» Do this:
Write out each line of the listing as it stands, without the images.

■ ■ ■ ■

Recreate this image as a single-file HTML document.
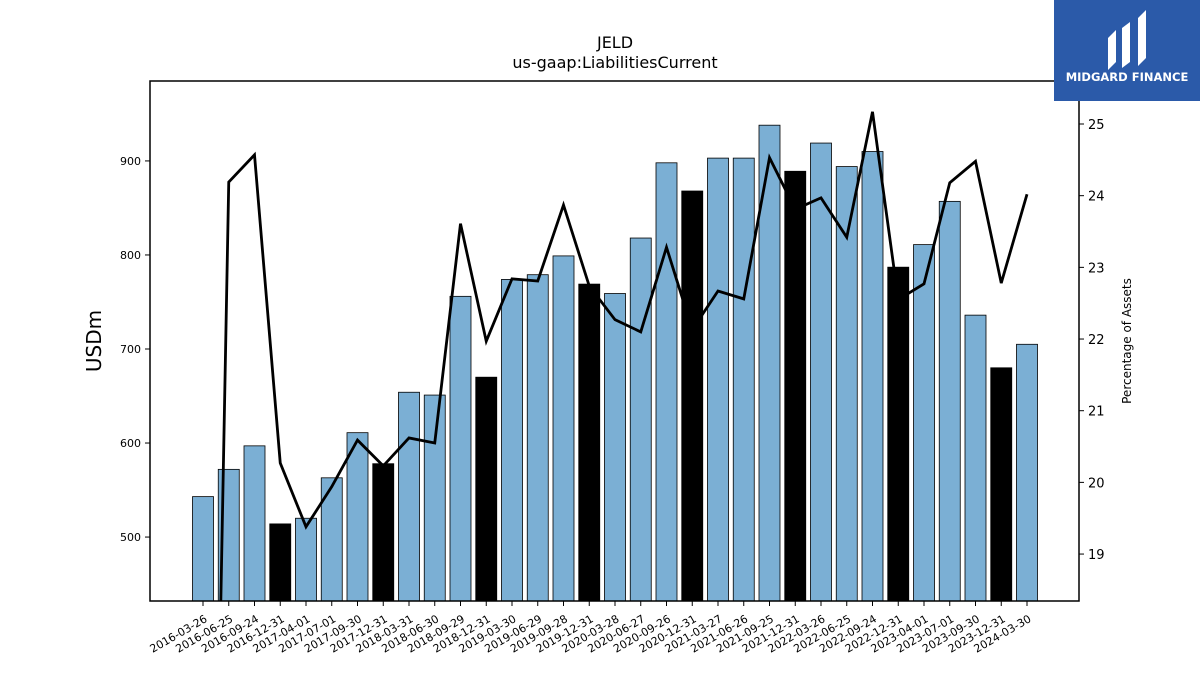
<!DOCTYPE html>
<html><head><meta charset="utf-8"><style>
html,body{margin:0;padding:0;background:#fff;width:1200px;height:675px;overflow:hidden;font-family:"Liberation Sans","DejaVu Sans",sans-serif}
svg{display:block}
svg text{font-family:"DejaVu Sans","Liberation Sans",sans-serif}
</style></head><body>
<svg id="c" width="1200" height="675">
<text x="615" y="48" text-anchor="middle" font-size="16">JELD</text>
<text x="615" y="68" text-anchor="middle" font-size="16">us-gaap:LiabilitiesCurrent</text>
<text transform="translate(101,341) rotate(-90)" text-anchor="middle" font-size="20">USDm</text>
<text transform="translate(1131,341) rotate(-90)" text-anchor="middle" font-size="12">Percentage of Assets</text>
<g id="bars"></g><g id="line"></g><g id="axes"></g>
<rect x="150" y="81" width="929" height="520" fill="none" stroke="#000" stroke-width="1.5"/>
<g>
<rect x="1054" y="0" width="146" height="101" fill="#2b5aa9"/>
<path d="M1108 70 L1108 38 L1116 30 L1116 62 Z M1122 68 L1122 28 L1130 22 L1130 62 Z M1138 66 L1138 18 L1146 10 L1146 58 Z" fill="#fff"/>
<text x="1127" y="81" text-anchor="middle" font-size="11.5" font-weight="bold" fill="#fff">MIDGARD FINANCE</text>
</g>
</svg>
<script>
const dates=["2016-03-26","2016-06-25","2016-09-24","2016-12-31","2017-04-01","2017-07-01","2017-09-30","2017-12-31","2018-03-31","2018-06-30","2018-09-29","2018-12-31","2019-03-30","2019-06-29","2019-09-28","2019-12-31","2020-03-28","2020-06-27","2020-09-26","2020-12-31","2021-03-27","2021-06-26","2021-09-25","2021-12-31","2022-03-26","2022-06-25","2022-09-24","2022-12-31","2023-04-01","2023-07-01","2023-09-30","2023-12-31","2024-03-30"];
const liabilities=[543,572,597,514,520,563,611,578,654,651,756,670,774,779,799,769,759,818,898,868,903,903,938,889,919,894,910,787,811,857,736,680,705];
const pctAssets=[5.2,24.19,24.57,20.27,19.38,19.94,20.59,20.23,20.62,20.55,23.61,21.97,22.84,22.81,23.87,22.74,22.27,22.10,23.28,22.13,22.67,22.56,24.53,23.81,23.97,23.42,25.17,22.55,22.77,24.18,24.48,22.78,24.02];
const leftTicks=[500,600,700,800,900];
const rightTicks=[19,20,21,22,23,24,25];
const NS="http://www.w3.org/2000/svg";
const X0=150,X1=1079,Y0=81,Y1=601;
const xS=i=>203+i*(1027-203)/(dates.length-1);
const yL=v=>Y1-(v-432)/(985-432)*(Y1-Y0);
const yR=v=>Y1-(v-18.345)/(25.6-18.345)*(Y1-Y0);
function mk(t,a,p){const e=document.createElementNS(NS,t);for(const k in a)e.setAttribute(k,a[k]);p.appendChild(e);return e;}
const bars=document.getElementById('bars'),line=document.getElementById('line'),axes=document.getElementById('axes');
liabilities.forEach((v,i)=>{
  const fy=dates[i].endsWith('12-31');
  const r=mk('rect',{x:xS(i)-10.5,y:yL(v),width:21,height:Y1-yL(v),fill:fy?'#000':'#7bafd4',stroke:'#000','stroke-width':0.8},bars);
  
  
});
mk('clipPath',{id:'cp'},line).appendChild(document.createElementNS(NS,'rect'));
const cr=line.querySelector('clipPath rect');cr.setAttribute('x',X0);cr.setAttribute('y',Y0);cr.setAttribute('width',X1-X0);cr.setAttribute('height',Y1-Y0);
const pl=mk('polyline',{points:pctAssets.map((v,i)=>xS(i)+','+yR(v)).join(' '),fill:'none',stroke:'#000','stroke-width':2.8,'stroke-linejoin':'miter','clip-path':'url(#cp)'},line);


leftTicks.forEach(v=>{const y=yL(v);
  mk('line',{x1:X0-5,x2:X0,y1:y,y2:y,stroke:'#000'},axes);
  const t=mk('text',{x:X0-9,y:y+4,'text-anchor':'end','font-size':11},axes);t.textContent=v;
  
  });
rightTicks.forEach(v=>{const y=yR(v);
  mk('line',{x1:X1,x2:X1+5,y1:y,y2:y,stroke:'#000'},axes);
  const t=mk('text',{x:X1+9,y:y+5,'font-size':13},axes);t.textContent=v;
  
  });
dates.forEach((d,i)=>{const x=xS(i);
  mk('line',{x1:x,x2:x,y1:Y1,y2:Y1+5,stroke:'#000'},axes);
  const t=mk('text',{transform:`translate(${x+5},${Y1+20}) rotate(-30)`,'text-anchor':'end','font-size':11},axes);t.textContent=d;
  
  });
</script>
</body></html>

■ ■ ■ ■

» Problem solution:
Recreate this image as a single-file HTML document.
<!DOCTYPE html>
<html><head><meta charset="utf-8"><style>
html,body{margin:0;padding:0;background:#fff;width:1200px;height:675px;overflow:hidden;font-family:"Liberation Sans","DejaVu Sans",sans-serif}
svg{display:block}
svg text{font-family:"DejaVu Sans","Liberation Sans",sans-serif}
</style></head><body>
<svg id="c" width="1200" height="675">
<text x="615" y="48" text-anchor="middle" font-size="16">JELD</text>
<text x="615" y="68" text-anchor="middle" font-size="16">us-gaap:LiabilitiesCurrent</text>
<text transform="translate(101,341) rotate(-90)" text-anchor="middle" font-size="20">USDm</text>
<text transform="translate(1131,341) rotate(-90)" text-anchor="middle" font-size="12">Percentage of Assets</text>
<g id="bars"></g><g id="line"></g><g id="axes"></g>
<rect x="150" y="81" width="929" height="520" fill="none" stroke="#000" stroke-width="1.5"/>
<g>
<rect x="1054" y="0" width="146" height="101" fill="#2b5aa9"/>
<path d="M1108 70 L1108 38 L1116 30 L1116 62 Z M1122 68 L1122 28 L1130 22 L1130 62 Z M1138 66 L1138 18 L1146 10 L1146 58 Z" fill="#fff"/>
<text x="1127" y="81" text-anchor="middle" font-size="11.5" font-weight="bold" fill="#fff">MIDGARD FINANCE</text>
</g>
</svg>
<script>
const dates=["2016-03-26","2016-06-25","2016-09-24","2016-12-31","2017-04-01","2017-07-01","2017-09-30","2017-12-31","2018-03-31","2018-06-30","2018-09-29","2018-12-31","2019-03-30","2019-06-29","2019-09-28","2019-12-31","2020-03-28","2020-06-27","2020-09-26","2020-12-31","2021-03-27","2021-06-26","2021-09-25","2021-12-31","2022-03-26","2022-06-25","2022-09-24","2022-12-31","2023-04-01","2023-07-01","2023-09-30","2023-12-31","2024-03-30"];
const liabilities=[543,572,597,514,520,563,611,578,654,651,756,670,774,779,799,769,759,818,898,868,903,903,938,889,919,894,910,787,811,857,736,680,705];
const pctAssets=[5.2,24.19,24.57,20.27,19.38,19.94,20.59,20.23,20.62,20.55,23.61,21.97,22.84,22.81,23.87,22.74,22.27,22.10,23.28,22.13,22.67,22.56,24.53,23.81,23.97,23.42,25.17,22.55,22.77,24.18,24.48,22.78,24.02];
const leftTicks=[500,600,700,800,900];
const rightTicks=[19,20,21,22,23,24,25];
const NS="http://www.w3.org/2000/svg";
const X0=150,X1=1079,Y0=81,Y1=601;
const xS=i=>203+i*(1027-203)/(dates.length-1);
const yL=v=>Y1-(v-432)/(985-432)*(Y1-Y0);
const yR=v=>Y1-(v-18.345)/(25.6-18.345)*(Y1-Y0);
function mk(t,a,p){const e=document.createElementNS(NS,t);for(const k in a)e.setAttribute(k,a[k]);p.appendChild(e);return e;}
const bars=document.getElementById('bars'),line=document.getElementById('line'),axes=document.getElementById('axes');
liabilities.forEach((v,i)=>{
  const fy=dates[i].endsWith('12-31');
  const r=mk('rect',{x:xS(i)-10.5,y:yL(v),width:21,height:Y1-yL(v),fill:fy?'#000':'#7bafd4',stroke:'#000','stroke-width':0.8},bars);
  
  
});
mk('clipPath',{id:'cp'},line).appendChild(document.createElementNS(NS,'rect'));
const cr=line.querySelector('clipPath rect');cr.setAttribute('x',X0);cr.setAttribute('y',Y0);cr.setAttribute('width',X1-X0);cr.setAttribute('height',Y1-Y0);
const pl=mk('polyline',{points:pctAssets.map((v,i)=>xS(i)+','+yR(v)).join(' '),fill:'none',stroke:'#000','stroke-width':2.8,'stroke-linejoin':'miter','clip-path':'url(#cp)'},line);


leftTicks.forEach(v=>{const y=yL(v);
  mk('line',{x1:X0-5,x2:X0,y1:y,y2:y,stroke:'#000'},axes);
  const t=mk('text',{x:X0-9,y:y+4,'text-anchor':'end','font-size':11},axes);t.textContent=v;
  
  });
rightTicks.forEach(v=>{const y=yR(v);
  mk('line',{x1:X1,x2:X1+5,y1:y,y2:y,stroke:'#000'},axes);
  const t=mk('text',{x:X1+9,y:y+5,'font-size':13},axes);t.textContent=v;
  
  });
dates.forEach((d,i)=>{const x=xS(i);
  mk('line',{x1:x,x2:x,y1:Y1,y2:Y1+5,stroke:'#000'},axes);
  const t=mk('text',{transform:`translate(${x+5},${Y1+20}) rotate(-30)`,'text-anchor':'end','font-size':11},axes);t.textContent=d;
  
  });
</script>
</body></html>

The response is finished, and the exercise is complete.